An hour’s drive from Edinburgh you can reach Kailzie Gardens, where you can wander through 20 acres of botanical garden, arboretum and woodland, before sitting down at the courtyard cafe for lunch. Afterwards, why not try your hand at the French boules game of Petanque or get your eye in on the 18-hole putting green? Its riverside location also means there are fly fishing opportunities to be had too.

From here, you can easily find yourself a few miles down the road at Traquair House – Scotland’s oldest inhabited property. Dating back to 1107 and lived in by the Stuart family since 1491, this former royal hunting lodge has 19 rooms for you to experience, as well as a maze, brewery, extensive grounds, craft workshops and a garden cafe.

As we drive deeper into the region, there are a host of opportunities to step back in time. We can take you to a trio of fascinatingly atmospheric abbeys, each with their own engrossing story to tell. First up, Melrose Abbey. An impressive ruin adorned with unusual sculptures that is believed to be the resting place for Robert the Bruce’s heart.

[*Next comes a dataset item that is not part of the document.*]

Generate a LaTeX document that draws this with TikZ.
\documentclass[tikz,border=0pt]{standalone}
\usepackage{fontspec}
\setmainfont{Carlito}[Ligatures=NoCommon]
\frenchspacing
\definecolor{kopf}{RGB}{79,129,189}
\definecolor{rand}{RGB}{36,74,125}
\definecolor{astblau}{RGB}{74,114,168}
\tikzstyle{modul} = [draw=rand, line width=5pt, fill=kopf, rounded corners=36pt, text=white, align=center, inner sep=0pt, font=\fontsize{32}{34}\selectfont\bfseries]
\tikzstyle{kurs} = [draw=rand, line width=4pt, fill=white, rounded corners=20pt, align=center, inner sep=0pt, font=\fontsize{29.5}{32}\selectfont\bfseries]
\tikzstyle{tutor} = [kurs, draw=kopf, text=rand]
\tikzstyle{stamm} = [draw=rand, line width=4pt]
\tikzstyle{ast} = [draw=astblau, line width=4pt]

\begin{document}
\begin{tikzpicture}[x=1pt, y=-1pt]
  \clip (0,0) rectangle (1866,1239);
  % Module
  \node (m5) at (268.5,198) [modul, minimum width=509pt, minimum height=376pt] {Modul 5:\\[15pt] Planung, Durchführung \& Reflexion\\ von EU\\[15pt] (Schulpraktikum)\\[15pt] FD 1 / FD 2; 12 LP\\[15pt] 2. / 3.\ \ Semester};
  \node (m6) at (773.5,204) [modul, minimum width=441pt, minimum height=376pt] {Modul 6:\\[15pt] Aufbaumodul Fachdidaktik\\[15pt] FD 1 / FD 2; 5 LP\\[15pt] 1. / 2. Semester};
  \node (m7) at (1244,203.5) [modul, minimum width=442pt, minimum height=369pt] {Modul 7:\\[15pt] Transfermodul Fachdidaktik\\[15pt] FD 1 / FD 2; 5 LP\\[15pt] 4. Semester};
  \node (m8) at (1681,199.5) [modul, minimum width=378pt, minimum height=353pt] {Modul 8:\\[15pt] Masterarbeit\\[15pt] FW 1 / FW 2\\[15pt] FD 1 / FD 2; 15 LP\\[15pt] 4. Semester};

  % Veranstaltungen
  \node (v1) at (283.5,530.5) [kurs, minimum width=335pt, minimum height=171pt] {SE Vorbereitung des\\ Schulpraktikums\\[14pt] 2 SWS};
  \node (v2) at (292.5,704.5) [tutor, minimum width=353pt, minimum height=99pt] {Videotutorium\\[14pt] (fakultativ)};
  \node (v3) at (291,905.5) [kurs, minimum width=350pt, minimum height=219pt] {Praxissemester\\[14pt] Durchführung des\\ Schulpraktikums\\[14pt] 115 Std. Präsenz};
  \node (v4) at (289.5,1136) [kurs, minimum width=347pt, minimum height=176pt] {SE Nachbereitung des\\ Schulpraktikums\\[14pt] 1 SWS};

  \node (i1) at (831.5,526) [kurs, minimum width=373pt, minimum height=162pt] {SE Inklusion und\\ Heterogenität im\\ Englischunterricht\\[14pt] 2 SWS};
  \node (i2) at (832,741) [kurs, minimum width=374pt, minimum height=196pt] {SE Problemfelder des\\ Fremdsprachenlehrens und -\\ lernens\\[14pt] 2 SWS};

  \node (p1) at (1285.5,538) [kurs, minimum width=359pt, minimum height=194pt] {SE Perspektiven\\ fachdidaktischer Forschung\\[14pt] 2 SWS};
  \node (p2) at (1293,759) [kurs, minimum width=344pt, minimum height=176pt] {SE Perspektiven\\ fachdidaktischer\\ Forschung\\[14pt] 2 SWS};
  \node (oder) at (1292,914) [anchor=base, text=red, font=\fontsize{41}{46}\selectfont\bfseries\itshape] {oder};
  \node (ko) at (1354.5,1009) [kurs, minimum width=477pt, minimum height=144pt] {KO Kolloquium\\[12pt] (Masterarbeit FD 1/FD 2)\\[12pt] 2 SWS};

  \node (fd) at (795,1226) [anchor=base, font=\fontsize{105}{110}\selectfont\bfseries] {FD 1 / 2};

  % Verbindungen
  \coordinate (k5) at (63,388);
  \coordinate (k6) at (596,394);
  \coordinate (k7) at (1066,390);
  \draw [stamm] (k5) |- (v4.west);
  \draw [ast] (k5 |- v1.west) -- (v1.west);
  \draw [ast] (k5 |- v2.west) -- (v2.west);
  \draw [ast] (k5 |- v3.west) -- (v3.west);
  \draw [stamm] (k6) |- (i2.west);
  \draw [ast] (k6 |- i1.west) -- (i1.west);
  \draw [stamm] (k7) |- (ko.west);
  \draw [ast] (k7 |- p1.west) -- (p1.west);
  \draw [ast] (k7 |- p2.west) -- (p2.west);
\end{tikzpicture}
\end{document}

Then onwards to Dryburgh Abbey, where you can let monastic chants wash over you, stand before the burial place of Sir Walter Scott, and peer into many nooks and crannies. It is a place with a special ambience.

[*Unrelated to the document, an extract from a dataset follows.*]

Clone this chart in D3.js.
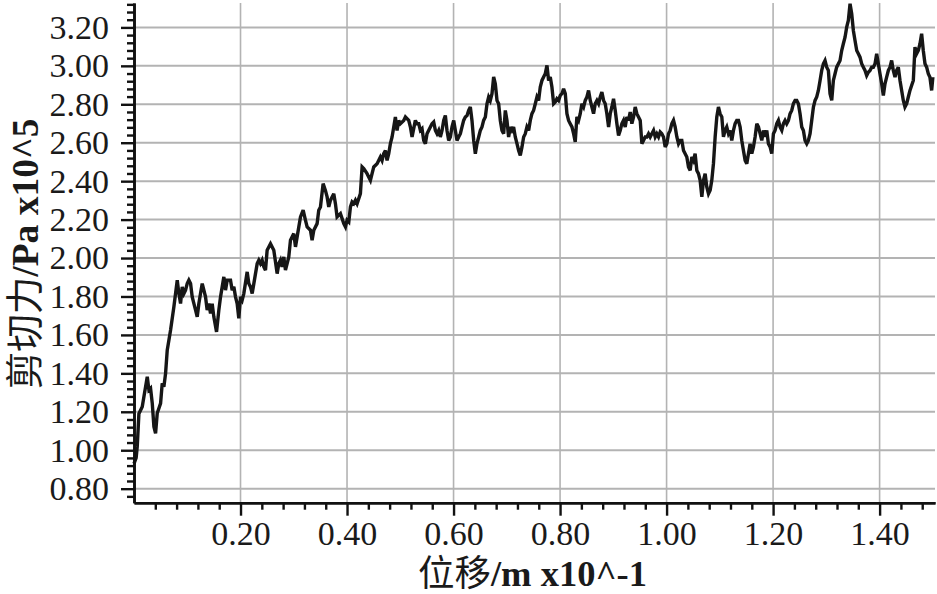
<!DOCTYPE html>
<html>
<head>
<meta charset="utf-8">
<script src="https://cdn.jsdelivr.net/npm/d3@7"></script>
<style>
  html, body { margin: 0; padding: 0; background: #fff; }
  svg { display: block; }
</style>
</head>
<body>
<svg id="chart" width="937" height="594"></svg>
<script>
// ---------- data (displacement in m x10^-1, shear force in Pa x10^5) ----------
const displacement = [
  0,0.004,0.0061,0.0092,0.0155,0.0186,0.0249,0.028,0.0311,0.0343,
  0.0374,0.0405,0.0436,0.0499,0.053,0.0561,0.0593,0.0624,0.0687,0.0749,
  0.0812,0.0843,0.0874,0.0905,0.0937,0.0968,0.0999,0.103,0.1062,0.1093,
  0.1156,0.1187,0.1218,0.1249,0.1281,0.1312,0.1343,0.1374,0.1406,0.1437,
  0.1468,0.1499,0.155,0.1593,0.1625,0.1687,0.1718,0.175,0.1812,0.1843,
  0.1875,0.1906,0.1937,0.1968,0.2,0.2031,0.2062,0.2125,0.2156,0.2187,
  0.2219,0.225,0.2313,0.2344,0.2375,0.2406,0.2438,0.2469,0.25,0.2563,
  0.2594,0.2625,0.2688,0.2719,0.275,0.2781,0.2813,0.2844,0.2875,0.2906,
  0.2938,0.3,0.3032,0.3063,0.3126,0.3176,0.3219,0.3251,0.3313,0.3344,
  0.3376,0.3438,0.3469,0.3501,0.3551,0.3594,0.3626,0.3657,0.3688,0.372,
  0.3751,0.3782,0.3813,0.3876,0.3939,0.397,
  0.4001,0.4033,0.4064,0.4095,0.4126,0.4158,0.4189,0.4251,0.4283,0.4314,
  0.4376,0.4439,0.447,0.4502,0.4564,0.4627,0.4658,0.4689,0.4721,0.4752,
  0.4783,0.4814,0.4846,0.4877,0.4908,0.4939,0.4971,0.5002,0.5065,0.5096,
  0.5158,0.519,0.5221,0.5252,0.5283,0.5315,0.5346,0.5377,0.5408,0.544,
  0.5471,0.5502,0.5565,0.5596,0.5627,0.5659,0.569,0.5721,0.5752,0.5784,
  0.5815,0.5846,0.5877,0.5909,0.594,0.5971,0.6003,0.6034,0.6065,0.6096,
  0.6128,0.6159,0.619,0.6221,0.6253,0.6284,0.6315,0.6346,0.6378,0.6409,
  0.644,0.6472,0.6503,0.6534,0.6565,0.6597,0.6628,0.6659,0.669,0.6722,
  0.6753,0.6784,0.6816,0.6847,0.6878,0.6909,0.6941,0.6972,0.7003,0.7034,
  0.7066,0.7097,0.7128,0.7159,0.7191,0.7222,0.7253,0.7285,0.7316,0.7347,
  0.7378,0.741,0.7441,0.7472,0.7503,0.7535,0.7566,0.7597,0.7628,0.766,
  0.7691,0.7722,
  0.7754,0.7785,0.7816,0.7847,0.7879,0.7910,0.7941,0.7972,0.8004,0.8035,
  0.8066,0.8098,0.8129,0.8160,0.8191,0.8223,0.8254,0.8285,0.8316,0.8348,
  0.8379,0.8410,0.8442,0.8473,0.8504,0.8535,0.8567,0.8598,0.8629,0.8660,
  0.8692,0.8723,0.8754,0.8785,0.8817,0.8848,0.8879,0.8911,0.8942,0.8973,
  0.9004,0.9036,0.9067,0.9098,0.9129,0.9161,0.9192,0.9223,0.9254,0.9286,
  0.9317,0.9348,0.9380,0.9411,0.9442,0.9473,0.9505,0.9536,0.9567,0.9598,
  0.9630,0.9661,0.9692,0.9723,0.9755,0.9786,0.9817,0.9849,0.9880,0.9911,
  0.9942,0.9974,1.0005,1.0036,1.0067,1.0099,1.0130,1.0161,1.0193,1.0224,
  1.0255,1.0286,1.0318,1.0349,1.0380,1.0411,1.0443,1.0474,1.0505,1.0536,
  1.0568,1.0599,1.0630,1.0662,1.0693,1.0724,1.0755,1.0787,1.0818,1.0849,
  1.0880,1.0912,1.0943,1.0974,1.1005,1.1037,1.1068,1.1099,1.1130,1.1162,
  1.1193,1.1224,1.1256,1.1287,1.1318,
  1.1350,1.1381,1.1412,1.1443,1.1475,1.1506,1.1537,1.1568,1.1600,1.1631,
  1.1662,1.1694,1.1725,1.1756,1.1787,1.1819,1.1850,1.1881,1.1912,1.1944,
  1.1975,1.2006,1.2037,1.2069,1.2100,1.2131,1.2163,1.2194,1.2225,1.2256,
  1.2288,1.2319,1.2350,1.2381,1.2413,1.2444,1.2475,1.2506,1.2538,1.2569,
  1.2600,1.2632,1.2663,1.2694,1.2725,1.2757,1.2788,1.2819,1.2850,1.2882,
  1.2913,1.2944,1.2975,1.3007,1.3038,1.3069,1.3101,1.3132,1.3163,1.3194,
  1.3226,1.3257,1.3288,1.3319,1.3351,1.3382,1.3413,1.3445,1.3476,1.3507,
  1.3538,1.3570,1.3601,1.3632,1.3663,1.3695,1.3726,1.3757,1.3788,1.3820,
  1.3851,1.3882,1.3914,1.3945,1.3976,1.4007,1.4039,1.4070,1.4101,1.4132,
  1.4164,1.4195,1.4226,1.4257,1.4289,1.4320,1.4351,1.4383,1.4414,1.4445,
  1.4476,1.4508,1.4539,1.4570,1.4601,1.4633,1.4664,1.4695,1.4727,1.4758,
  1.4789,1.4820,1.4852,1.4883,1.4914,1.4945,1.4977,1.5000
];
const shearForce = [
  0.93,0.96,1.02,1.19,1.226,1.278,1.382,1.313,1.322,1.244,
  1.122,1.088,1.192,1.244,1.348,1.330,1.400,1.521,1.625,1.746,
  1.885,1.815,1.763,1.850,1.815,1.833,1.867,1.885,1.867,1.798,
  1.729,1.694,1.763,1.815,1.867,1.833,1.798,1.729,1.763,1.711,
  1.763,1.694,1.616,1.729,1.798,1.902,1.833,1.885,1.885,1.833,
  1.850,1.798,1.763,1.686,1.798,1.781,1.815,1.928,1.867,1.850,
  1.815,1.867,1.971,1.989,1.971,1.989,1.954,1.937,2.041,2.075,
  2.058,2.041,1.919,1.971,1.989,1.954,2.006,1.937,1.971,2.006,
  2.093,2.127,2.058,2.110,2.214,2.249,2.197,2.162,2.145,2.093,
  2.145,2.179,2.249,2.266,2.387,2.352,2.318,2.266,2.300,2.318,
  2.335,2.283,2.214,2.231,2.179,2.162,
  2.197,2.188,2.266,2.292,2.283,2.301,2.283,2.335,2.474,2.465,
  2.439,2.404,2.439,2.474,2.491,2.526,2.508,2.543,2.560,2.508,
  2.543,2.595,2.630,2.682,2.734,2.664,2.716,2.699,2.716,2.734,
  2.716,2.682,2.630,2.673,2.716,2.699,2.699,2.664,2.673,2.612,
  2.595,2.647,2.682,2.699,2.708,2.664,2.647,2.664,2.630,2.664,
  2.716,2.742,2.664,2.612,2.630,2.682,2.716,2.664,2.612,2.630,
  2.647,2.682,2.716,2.734,2.742,2.768,2.786,2.716,2.612,2.543,
  2.595,2.630,2.664,2.682,2.716,2.734,2.803,2.838,2.820,2.855,
  2.942,2.907,2.820,2.803,2.716,2.664,2.647,2.768,2.716,2.630,
  2.682,2.664,2.682,2.630,2.595,2.560,2.534,2.578,2.630,2.647,
  2.682,2.664,2.716,2.751,2.768,2.803,2.838,2.820,2.890,2.924,
  2.942,2.959,
  3.002,2.924,2.942,2.890,2.803,2.812,2.829,2.820,2.846,2.855,
  2.881,2.855,2.751,2.716,2.699,2.682,2.647,2.604,2.734,2.716,
  2.751,2.803,2.786,2.820,2.838,2.872,2.820,2.786,2.751,2.803,
  2.820,2.803,2.838,2.864,2.820,2.803,2.751,2.682,2.751,2.786,
  2.829,2.768,2.699,2.638,2.664,2.699,2.716,2.682,2.734,2.716,
  2.760,2.699,2.734,2.786,2.751,2.734,2.716,2.595,2.612,2.630,
  2.630,2.647,2.630,2.647,2.664,2.630,2.647,2.630,2.656,2.647,
  2.630,2.578,2.595,2.647,2.664,2.699,2.716,2.682,2.630,2.595,
  2.612,2.612,2.560,2.543,2.526,2.474,2.456,2.526,2.508,2.543,
  2.456,2.439,2.404,2.318,2.404,2.439,2.370,2.335,2.353,2.404,
  2.491,2.630,2.734,2.786,2.751,2.734,2.630,2.664,2.682,2.647,
  2.664,2.612,2.664,2.699,2.716,
  2.716,2.682,2.612,2.560,2.508,2.491,2.543,2.595,2.543,2.578,
  2.630,2.699,2.682,2.647,2.612,2.664,2.630,2.664,2.595,2.578,
  2.543,2.647,2.664,2.699,2.716,2.682,2.664,2.699,2.716,2.699,
  2.716,2.751,2.768,2.803,2.820,2.820,2.803,2.751,2.682,2.664,
  2.612,2.595,2.612,2.647,2.716,2.786,2.820,2.838,2.872,2.924,
  2.976,3.011,3.028,2.993,2.976,2.855,2.820,2.924,2.959,2.993,
  3.011,3.028,3.080,3.115,3.149,3.201,3.236,3.323,3.271,3.184,
  3.132,3.080,3.063,3.045,3.011,2.993,2.976,2.950,2.967,2.976,
  2.993,2.993,3.011,3.063,3.011,2.959,2.907,2.846,2.907,2.941,
  2.976,2.993,3.028,2.976,2.941,2.976,2.993,2.924,2.872,2.820,
  2.786,2.803,2.838,2.872,2.898,2.924,3.097,3.063,3.080,3.115,
  3.167,3.080,3.011,2.993,2.959,2.941,2.872,2.941
];
const xTicks = [0.2, 0.4, 0.6, 0.8, 1.0, 1.2, 1.4];
const yTicks = [0.8, 1.0, 1.2, 1.4, 1.6, 1.8, 2.0, 2.2, 2.4, 2.6, 2.8, 3.0, 3.2];
const xDomain = [0, 1.504];
const yDomain = [0.727, 3.327];
const minorStep = 0.04;
const xTitleCn = "位移", xTitleEn = "/m x10^-1";
const yTitleCn = "剪切力", yTitleEn = "/Pa x10^5";

// ---------- layout ----------
const svg = d3.select("#chart");
const plotLeft = 134, plotRight = 935, plotTop = 3, plotBottom = 502.7;
const x = d3.scaleLinear().domain(xDomain).range([plotLeft, plotRight]);
const y = d3.scaleLinear().domain(yDomain).range([plotBottom, plotTop]);
const serif = "'Liberation Serif', 'Times New Roman', serif";
const serifCjk = "'Liberation Serif', 'Noto Sans CJK SC', serif";

const points = d3.range(Math.min(displacement.length, shearForce.length))
  .map(i => [displacement[i], shearForce[i]]);

// minor tick values
const isMajor = v => Math.abs(v / 0.2 - Math.round(v / 0.2)) < 1e-6;
const xMinor = d3.range(1, Math.floor(xDomain[1] / minorStep + 1e-9) + 1)
  .map(i => +(i * minorStep).toFixed(2))
  .filter(v => !isMajor(v));
const yMinor = d3.range(Math.ceil(yDomain[0] / minorStep), Math.floor(yDomain[1] / minorStep) + 1)
  .map(i => +(i * minorStep).toFixed(2))
  .filter(v => !isMajor(v));

// ---------- grid ----------
const grid = svg.append("g");
grid.selectAll("line.h").data(yTicks).enter().append("line")
  .attr("class", "h")
  .attr("x1", plotLeft).attr("x2", plotRight)
  .attr("y1", d => y(d)).attr("y2", d => y(d))
  .attr("stroke", "#b3b3b3").attr("stroke-width", 2);
grid.selectAll("line.v").data(xTicks).enter().append("line")
  .attr("class", "v")
  .attr("x1", d => x(d)).attr("x2", d => x(d))
  .attr("y1", plotTop).attr("y2", plotBottom)
  .attr("stroke", "#b3b3b3").attr("stroke-width", 1.6);

// ---------- line ----------
svg.append("path")
  .datum(points)
  .attr("fill", "none")
  .attr("stroke", "#161616")
  .attr("stroke-width", 3.4)
  .attr("stroke-linejoin", "miter")
  .attr("stroke-miterlimit", 3)
  .attr("d", d3.line().x(d => x(d[0])).y(d => y(d[1])));

// ---------- axes ----------
const xMinorAxis = d3.axisBottom(x).tickValues(xMinor).tickSize(7).tickSizeOuter(0).tickFormat("");
const xAxis = d3.axisBottom(x).tickValues(xTicks).tickSize(13).tickSizeOuter(0)
  .tickPadding(5).tickFormat(d3.format(".2f"));
const yMinorAxis = d3.axisLeft(y).tickValues(yMinor).tickSize(7).tickSizeOuter(0).tickFormat("");
const yAxis = d3.axisLeft(y).tickValues(yTicks).tickSize(13).tickSizeOuter(0)
  .tickPadding(12).tickFormat(d3.format(".2f"));

function styleAxis(g) {
  g.selectAll("path.domain").attr("stroke", "#111").attr("stroke-width", 2.6);
  g.selectAll(".tick line").attr("stroke", "#111").attr("stroke-width", 2.4);
  g.selectAll(".tick text")
    .attr("fill", "#1a1a1a")
    .style("font-family", serif)
    .style("font-size", "34px");
}
svg.append("g").attr("transform", `translate(0,${plotBottom})`).call(xMinorAxis).call(styleAxis);
svg.append("g").attr("transform", `translate(0,${plotBottom})`).call(xAxis).call(styleAxis);
svg.append("g").attr("transform", `translate(${plotLeft},0)`).call(yMinorAxis).call(styleAxis);
svg.append("g").attr("transform", `translate(${plotLeft},0)`).call(yAxis).call(styleAxis);

// ---------- titles ----------
const xt = svg.append("text")
  .attr("x", (plotLeft + plotRight) / 2 - 2).attr("y", 586)
  .attr("text-anchor", "middle")
  .attr("fill", "#1a1a1a")
  .style("font-family", serif)
  .style("font-size", "36.5px");
xt.append("tspan").text(xTitleCn)
  .style("font-family", serifCjk).style("font-weight", "normal");
xt.append("tspan").text(xTitleEn)
  .style("font-family", serif).style("font-weight", "bold");

const yt = svg.append("text")
  .attr("transform", `translate(38,${(plotTop + plotBottom) / 2 + 1}) rotate(-90)`)
  .attr("text-anchor", "middle")
  .attr("fill", "#1a1a1a")
  .style("font-family", serif)
  .style("font-size", "37.5px");
yt.append("tspan").text(yTitleCn)
  .style("font-family", serifCjk).style("font-weight", "normal");
yt.append("tspan").text(yTitleEn)
  .style("font-family", serif).style("font-weight", "bold");
</script>
</body>
</html>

Finish this segment of your tour at Jedburgh Abbey: where you will find a distinctive blend of early Gothic and Romanesque architecture built over 70 years. Wander the recreated cloister garden, before gazing at some outstanding examples of early Christian artefacts in the visitor centre which pre-date the abbey.

Another connection to the illustrious Scottish novelist, poet and historian Sir Walter Scott can be found at Abbotsford House – his extraordinary former home built from being the best-selling author of his day. Explore the vast grounds by the banks of the dramatic River Tweed before delving into the property’s many interesting features, including one of the best examples of a 19th century writer’s library. Baronial beauty at its finest. You could then finish your day taking in one of the best vistas in the region - and Scott’s favourite place to come and reflect - at Scott’s View.

A trip through the Borders’ past will give you much to reflect on.